Case series with chart review.

Setting

Tertiary children’s hospital.

Subjects and Methods

A chart review was conducted over 12 years. Patients 6 months to 18 years of age who underwent head MRI for evaluation of CSA were included. CSA was diagnosed on polysomnogram as central apnea index >1.

Results

Forty children were included in the CSA group. Twenty-two patients were male, and the mean age was 60 ± 41.5 months. The mean central apnea index was 3.8 ± 1.9, while the mean obstructive apnea hypopnea index was 3.4 (interquartile range, 0.7-3.8). Eighteen percent (7 of 40) of children with CSA had evidence of CNS pathology on MRI, with the most common finding (n = 3) being arachnoid cyst. Children with CSA who had gastroesophageal reflux disease or abnormal neurologic examinations were more likely to have CNS pathology.

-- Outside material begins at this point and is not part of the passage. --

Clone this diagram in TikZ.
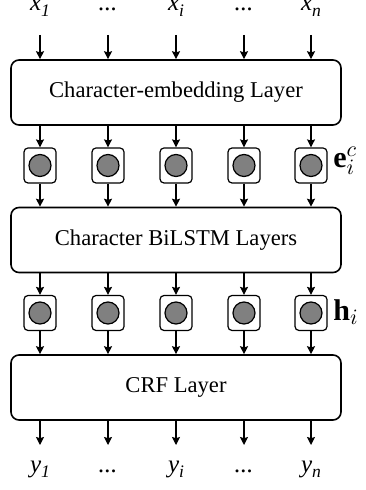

Other factors, such as prematurity, did not improve the yield of MRI in children with CSA.

Conclusions

While routine evaluation of children with elevated central apnea index by MRI is not indicated, providers should consider neuroimaging in children with CSA and abnormal neurologic examination findings or gastroesophageal reflux disease. Further research is necessary to identify other tests with improved diagnostic yield for evaluation of pediatric CSA.